Rozmowa z Dariuszem Roninem pełnomocnikiem referendalnym
Racibórz
– Gdzie zebrano w Raciborzu najwięcej głosów poparcia?
– Na początku sprawdzał się pod tym względem rynek. Nawet gdy były to tylko 2 – 3 godziny obecności tam naszego stoiska, to było dużo podpisów. Potem skutecznością cieszyło się zbieranie podpisów od mieszkania do mieszkania. Choć było to zależne od miejsca i dzielnicy. Były dzielnice i osiedla gdzie przebiegało to lepiej i były takie gdzie poszło nam gorzej. Co ciekawe miała na to wpływ pogoda. Jak było ciepło, to ludzi nie było w domach.
– Jak przebiegała zbiórka? Większe zainteresowanie odnotowaliście z początku czy dopiero z czasem?
– Na rynku podchodziło do naszego stoiska wiele osób. Niektórzy chcieli się nawet podpisywać kolejny raz, a inni przychodzili porozmawiać. Udał się nam „eksperyment” ze zbiórką przy Leclercu. Zebraliśmy tam więcej podpisów niż na rynku. Za każdym razem podpisów było więcej. Staliśmy też przy targowisku w czwartek. Tam było słabe zainteresowanie. Gdy byliśmy mało widoczni to przekładało się to na niewielką uwagę przechodniów.
– Wszystko odbyło się bez problemów?
– Zdarzały się słowa krytyki. Nie wszyscy byli zadowoleni, że odwiedzamy ludzi ponownie. Jeżeli kogoś nie zastaliśmy albo mieliśmy telefon, że gdzieś nie było zbiórki to tam wracaliśmy. Jak ktoś już wracał w to miejsce, to prowadził zbiórkę po raz drugi. Nie chodziło o napastliwość. Pytaliśmy grzecznie czy ktoś chce się podpisać. Negatywnego odbioru naszej akcji było naprawdę niewiele. Najwięcej przykrości spotkało nas po zarzutach sformułowanych przez radnego Tomasza Cofałę, że podpisy zbierają nieletni. Nie wiem czy to była celowa prowokacja. Zastanawiałem się nad reakcją. Potem w rozmowach z mieszkańcami przekonałem się, że ludzie nie wierzą w takie rzeczy. Ludzie mi mówili, że to jest atak na całą inicjatywę.
– O co pytali was ludzie?
– Byli ciekawi kto będzie kandydował na prezydenta. Mówiłem, że przecież każdy będzie mógł wystartować. Mieszkańcy mówili, że może być wtedy gorzej niż jest. Ale jak ktoś się angażuje w życie polityczne to wchodząc do samorządu z założenia musi się starać.

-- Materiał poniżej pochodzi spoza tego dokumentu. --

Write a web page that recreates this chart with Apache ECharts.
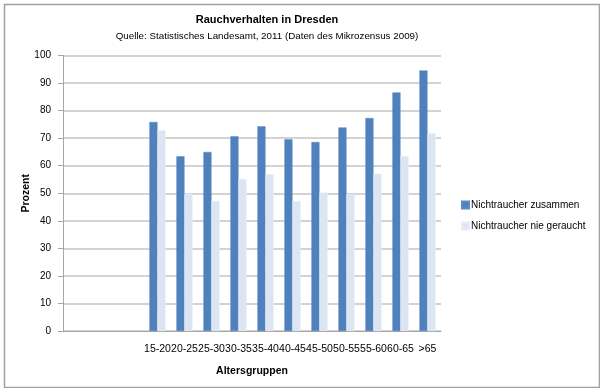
<!DOCTYPE html>
<html><head><meta charset="utf-8">
<script src="https://cdn.jsdelivr.net/npm/echarts@6/dist/echarts.min.js"></script>
<style>html,body{margin:0;padding:0;background:#fff}#c{width:600px;height:388px}</style>
</head><body><div id="c"></div>
<script>
const categories = ['', '', '', '15-20', '20-25', '25-30', '30-35', '35-40', '40-45', '45-50', '50-55', '55-60', '60-65', '>65'];
const nichtraucherZusammen = [null, null, null, 75.9, 63.4, 65.0, 70.7, 74.3, 69.6, 68.6, 73.9, 77.3, 86.6, 94.6];
const nichtraucherNieGeraucht = [null, null, null, 72.8, 49.8, 47.2, 55.2, 56.9, 47.2, 50.3, 49.7, 57.1, 63.5, 71.8];
const yTicks = [0, 10, 20, 30, 40, 50, 60, 70, 80, 90, 100];

const chart = echarts.init(document.getElementById('c'), null, {renderer: 'canvas'});
const font = '"Liberation Sans", Arial, sans-serif';
chart.setOption({
  animation: false,
  title: {
    text: 'Rauchverhalten in Dresden',
    subtext: 'Quelle: Statistisches Landesamt, 2011 (Daten des Mikrozensus 2009)',
    left: 262, top: 9, textAlign: 'center', itemGap: 6,
    textStyle: {fontFamily: font, fontSize: 11, fontWeight: 'bold', color: '#000'},
    subtextStyle: {fontFamily: font, fontSize: 9.8, color: '#000'}
  },
  legend: {
    orient: 'vertical', left: 456, top: 195, itemWidth: 7, itemHeight: 7, itemGap: 11,
    icon: 'rect',
    textStyle: {fontFamily: font, fontSize: 10, color: '#000', padding: [0, 0, 0, -3]},
    data: ['Nichtraucher zusammen', 'Nichtraucher nie geraucht']
  },
  grid: {left: 63, right: 159, top: 55.5, bottom: 57},
  xAxis: {
    type: 'category', data: categories,
    name: 'Altersgruppen', nameLocation: 'middle', nameGap: 35, nameMoveOverlap: false,
    nameTextStyle: {fontFamily: font, fontSize: 10.5, fontWeight: 'bold', color: '#000'},
    axisLine: {lineStyle: {color: '#a6a6a6', width: 1}},
    axisTick: {show: false},
    axisLabel: {fontFamily: font, fontSize: 10.5, color: '#000', interval: 0, margin: 13}
  },
  yAxis: {
    type: 'value', min: yTicks[0], max: yTicks[yTicks.length - 1], interval: 10,
    name: 'Prozent', nameLocation: 'middle', nameGap: 31, nameRotate: 90, nameMoveOverlap: false,
    nameTextStyle: {fontFamily: font, fontSize: 10.5, fontWeight: 'bold', color: '#000'},
    axisLine: {show: true, lineStyle: {color: '#a6a6a6', width: 1}},
    axisTick: {show: true, length: 5, lineStyle: {color: '#a6a6a6'}},
    axisLabel: {fontFamily: font, fontSize: 10, color: '#000', margin: 12},
    splitLine: {lineStyle: {color: '#c4c4c4', width: 1.5}}
  },
  series: [
    {name: 'Nichtraucher zusammen', type: 'bar', data: nichtraucherZusammen,
     barGap: '0%', barCategoryGap: '40%',
     itemStyle: {color: '#4F81BD', borderColor: '#5B8BC6', borderWidth: 0.5}},
    {name: 'Nichtraucher nie geraucht', type: 'bar', data: nichtraucherNieGeraucht,
     barGap: '0%', barCategoryGap: '40%',
     itemStyle: {color: '#DCE6F2', borderColor: '#E6EDF6', borderWidth: 0.5}}
  ],
  graphic: [{
    type: 'rect', left: 2, top: 2, silent: true,
    shape: {width: 595, height: 383},
    style: {fill: 'none', stroke: '#a0a0a0', lineWidth: 1.5}
  }]
});
</script></body></html>
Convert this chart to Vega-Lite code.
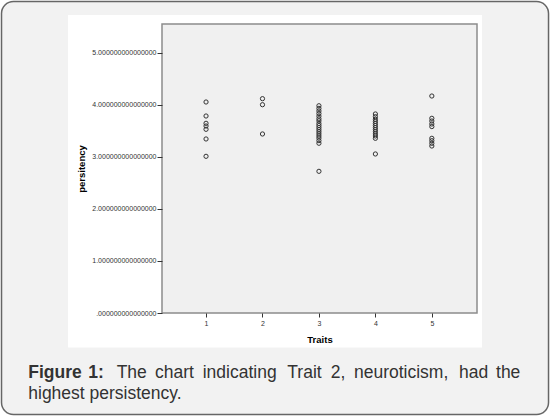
{
  "$schema": "https://vega.github.io/schema/vega-lite/v6.json",
  "width": 315,
  "height": 289,
  "autosize": {"type": "none"},
  "padding": {"left": 162, "top": 24, "right": 73, "bottom": 103},
  "background": "white",
  "config": {"view": {"stroke": null}, "font": "Liberation Sans"},
  "layer": [
    {
      "data": {"values": [{}]},
      "mark": {"type": "rect", "fill": "#f2f2f2", "stroke": "#666666", "strokeWidth": 1.5, "cornerRadius": 12},
      "encoding": {
        "x": {"datum": -2.623, "type": "quantitative"},
        "x2": {"datum": 7.067},
        "y": {"datum": 5.982, "type": "quantitative"},
        "y2": {"datum": -1.949}
      }
    },
    {
      "data": {"values": [{}]},
      "mark": {"type": "rect", "fill": "#ffffff"},
      "encoding": {
        "x": {"datum": -1.445, "type": "quantitative"},
        "x2": {"datum": 5.889},
        "y": {"datum": 5.723, "type": "quantitative"},
        "y2": {"datum": -0.663}
      }
    },
    {
      "data": {"values": [{}]},
      "mark": {"type": "rect", "fill": "#f0f0f0", "stroke": "#8c8c8c", "strokeWidth": 1.5},
      "encoding": {
        "x": {"datum": 0.22, "type": "quantitative"},
        "x2": {"datum": 5.8},
        "y": {"datum": 0, "type": "quantitative"},
        "y2": {"datum": 5.55}
      }
    },
    {
      "data": {
        "values": [
          {"trait": 1, "persistency": 4.052},
          {"trait": 1, "persistency": 3.783},
          {"trait": 1, "persistency": 3.643},
          {"trait": 1, "persistency": 3.591},
          {"trait": 1, "persistency": 3.528},
          {"trait": 1, "persistency": 3.342},
          {"trait": 1, "persistency": 3.009},
          {"trait": 2, "persistency": 4.116},
          {"trait": 2, "persistency": 4.0},
          {"trait": 2, "persistency": 3.438},
          {"trait": 3, "persistency": 3.98},
          {"trait": 3, "persistency": 3.93},
          {"trait": 3, "persistency": 3.88},
          {"trait": 3, "persistency": 3.83},
          {"trait": 3, "persistency": 3.78},
          {"trait": 3, "persistency": 3.73},
          {"trait": 3, "persistency": 3.69},
          {"trait": 3, "persistency": 3.64},
          {"trait": 3, "persistency": 3.6},
          {"trait": 3, "persistency": 3.56},
          {"trait": 3, "persistency": 3.52},
          {"trait": 3, "persistency": 3.48},
          {"trait": 3, "persistency": 3.44},
          {"trait": 3, "persistency": 3.4},
          {"trait": 3, "persistency": 3.36},
          {"trait": 3, "persistency": 3.31},
          {"trait": 3, "persistency": 3.26},
          {"trait": 3, "persistency": 2.721},
          {"trait": 4, "persistency": 3.822},
          {"trait": 4, "persistency": 3.77},
          {"trait": 4, "persistency": 3.72},
          {"trait": 4, "persistency": 3.68},
          {"trait": 4, "persistency": 3.64},
          {"trait": 4, "persistency": 3.6},
          {"trait": 4, "persistency": 3.56},
          {"trait": 4, "persistency": 3.52},
          {"trait": 4, "persistency": 3.48},
          {"trait": 4, "persistency": 3.44},
          {"trait": 4, "persistency": 3.4},
          {"trait": 4, "persistency": 3.355},
          {"trait": 4, "persistency": 3.054},
          {"trait": 5, "persistency": 4.167},
          {"trait": 5, "persistency": 3.739},
          {"trait": 5, "persistency": 3.687},
          {"trait": 5, "persistency": 3.63},
          {"trait": 5, "persistency": 3.58},
          {"trait": 5, "persistency": 3.355},
          {"trait": 5, "persistency": 3.309},
          {"trait": 5, "persistency": 3.259},
          {"trait": 5, "persistency": 3.207}
        ]
      },
      "mark": {"type": "point", "shape": "circle", "filled": false, "stroke": "#333333", "strokeWidth": 1, "size": 18, "opacity": 1},
      "encoding": {
        "x": {
          "field": "trait",
          "type": "quantitative",
          "scale": {"domain": [0.22, 5.8], "nice": false, "zero": false},
          "axis": {
            "title": "Traits",
            "values": [1, 2, 3, 4, 5],
            "format": "d",
            "domain": false,
            "grid": false,
            "zindex": 1,
            "tickSize": 4,
            "tickColor": "#333333",
            "labelFontSize": 7,
            "labelColor": "#333333",
            "labelPadding": 2,
            "titleFontSize": 9.5,
            "titleFontWeight": "bold",
            "titleColor": "#000000",
            "titlePadding": 8
          }
        },
        "y": {
          "field": "persistency",
          "type": "quantitative",
          "scale": {"domain": [0, 5.55], "nice": false, "zero": false},
          "axis": {
            "title": "persitency",
            "values": [0, 1, 2, 3, 4, 5],
            "labelExpr": "datum.value == 0 ? '.000000000000000' : format(datum.value, '.15f')",
            "domain": false,
            "grid": false,
            "zindex": 1,
            "tickSize": 5,
            "tickColor": "#333333",
            "labelFontSize": 7,
            "labelColor": "#333333",
            "labelPadding": 1,
            "titleFontSize": 9.5,
            "titleFontWeight": "bold",
            "titleColor": "#000000",
            "titlePadding": 5
          }
        }
      }
    },
    {
      "data": {"values": [{}]},
      "mark": {"type": "text", "align": "left", "baseline": "alphabetic", "fontSize": 17.5, "fontWeight": "bold", "color": "#333333"},
      "encoding": {"x": {"datum": -2.149, "type": "quantitative"}, "y": {"datum": -1.243, "type": "quantitative"}, "text": {"value": "Figure"}}
    },
    {
      "data": {"values": [{}]},
      "mark": {"type": "text", "align": "left", "baseline": "alphabetic", "fontSize": 17.5, "fontWeight": "bold", "color": "#333333"},
      "encoding": {"x": {"datum": -1.086, "type": "quantitative"}, "y": {"datum": -1.243, "type": "quantitative"}, "text": {"value": "1:"}}
    },
    {
      "data": {"values": [{}]},
      "mark": {"type": "text", "align": "left", "baseline": "alphabetic", "fontSize": 17.5, "color": "#333333"},
      "encoding": {"x": {"datum": -0.583, "type": "quantitative"}, "y": {"datum": -1.243, "type": "quantitative"}, "text": {"value": "The"}}
    },
    {
      "data": {"values": [{}]},
      "mark": {"type": "text", "align": "left", "baseline": "alphabetic", "fontSize": 17.5, "color": "#333333"},
      "encoding": {"x": {"datum": 0.096, "type": "quantitative"}, "y": {"datum": -1.243, "type": "quantitative"}, "text": {"value": "chart"}}
    },
    {
      "data": {"values": [{}]},
      "mark": {"type": "text", "align": "left", "baseline": "alphabetic", "fontSize": 17.5, "color": "#333333"},
      "encoding": {"x": {"datum": 0.941, "type": "quantitative"}, "y": {"datum": -1.243, "type": "quantitative"}, "text": {"value": "indicating"}}
    },
    {
      "data": {"values": [{}]},
      "mark": {"type": "text", "align": "left", "baseline": "alphabetic", "fontSize": 17.5, "color": "#333333"},
      "encoding": {"x": {"datum": 2.44, "type": "quantitative"}, "y": {"datum": -1.243, "type": "quantitative"}, "text": {"value": "Trait"}}
    },
    {
      "data": {"values": [{}]},
      "mark": {"type": "text", "align": "left", "baseline": "alphabetic", "fontSize": 17.5, "color": "#333333"},
      "encoding": {"x": {"datum": 3.209, "type": "quantitative"}, "y": {"datum": -1.243, "type": "quantitative"}, "text": {"value": "2,"}}
    },
    {
      "data": {"values": [{}]},
      "mark": {"type": "text", "align": "left", "baseline": "alphabetic", "fontSize": 17.5, "color": "#333333"},
      "encoding": {"x": {"datum": 3.62, "type": "quantitative"}, "y": {"datum": -1.243, "type": "quantitative"}, "text": {"value": "neuroticism,"}}
    },
    {
      "data": {"values": [{}]},
      "mark": {"type": "text", "align": "left", "baseline": "alphabetic", "fontSize": 17.5, "color": "#333333"},
      "encoding": {"x": {"datum": 5.481, "type": "quantitative"}, "y": {"datum": -1.243, "type": "quantitative"}, "text": {"value": "had"}}
    },
    {
      "data": {"values": [{}]},
      "mark": {"type": "text", "align": "left", "baseline": "alphabetic", "fontSize": 17.5, "color": "#333333"},
      "encoding": {"x": {"datum": 6.137, "type": "quantitative"}, "y": {"datum": -1.243, "type": "quantitative"}, "text": {"value": "the"}}
    },
    {
      "data": {"values": [{}]},
      "mark": {"type": "text", "align": "left", "baseline": "alphabetic", "fontSize": 17.5, "color": "#333333"},
      "encoding": {"x": {"datum": -2.149, "type": "quantitative"}, "y": {"datum": -1.652, "type": "quantitative"}, "text": {"value": "highest persistency."}}
    }
  ]
}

– Jak duża była grupa ludzi zaangażowana w zbiórkę podpisów?
– Trudno tak od razu precyzyjnie odpowiedzieć ilu ich było. Przyjdzie czas na oficjalne podsumowanie i podziękowanie im. Ludzie się deklarowali, że biorą 10 list do podpisu, że przyniosą 200 podpisów. Później było ich dużo mniej, ale byli tacy, co nie deklarowali nic i potem 3 albo 4 listy dostarczali, a na każdej liście 12 podpisów. Było wiele osób starszych, schorowanych. którzy prosili o podjechanie do nich, więc dojeżdżaliśmy.
– Czuje się pan już spełniony? Tego pan się spodziewał gdy podejmował wyzwanie?

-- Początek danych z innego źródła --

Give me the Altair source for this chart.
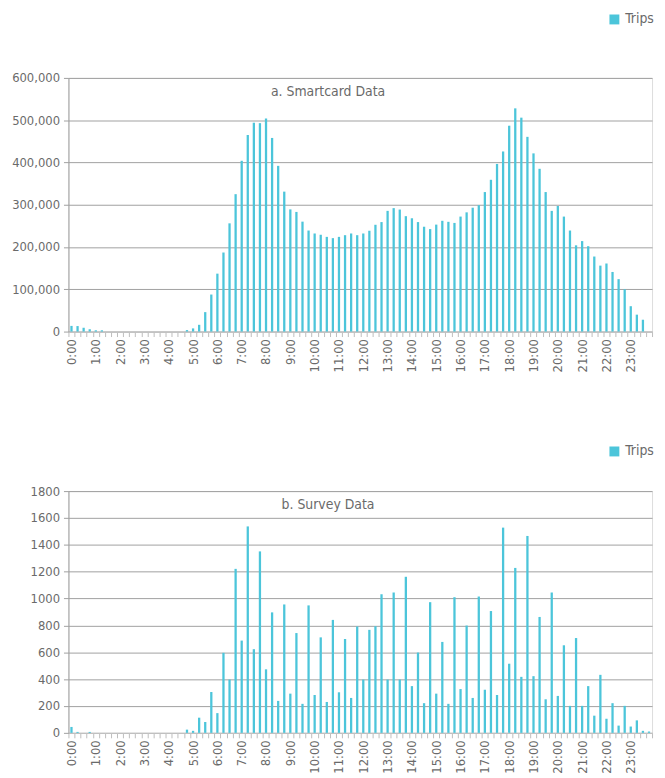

– Wielu mówiło mi, że to się nie uda. Że będzie za trudno. Jednak zebraliśmy podpisy. Wiele sygnałów sympatii od raciborzan odebrałem. Z różnych stron, z różnych środowisk. Szczególnie od tych, którzy zrozumieli, że my nie walczymy, a chcemy dobrych zmian dla naszego miasta. Czuję po tym zebraniu podpisów wielką odpowiedzialność. Tyle udało się zrobić żeby coś dobrego powstało. Bardzo mi na tym zależy. Chciałbym by wszyscy ocenili za jakiś czas nasze przedsięwzięcie pozytywnie. Tego sobie życzę jako mieszkaniec Raciborza. Nie chcę aby na tym ktokolwiek ucierpiał tylko by raciborzanie wybrali dobrego prezydenta dla swego miasta. Marzy mi się coś pozytywnego dla Raciborza.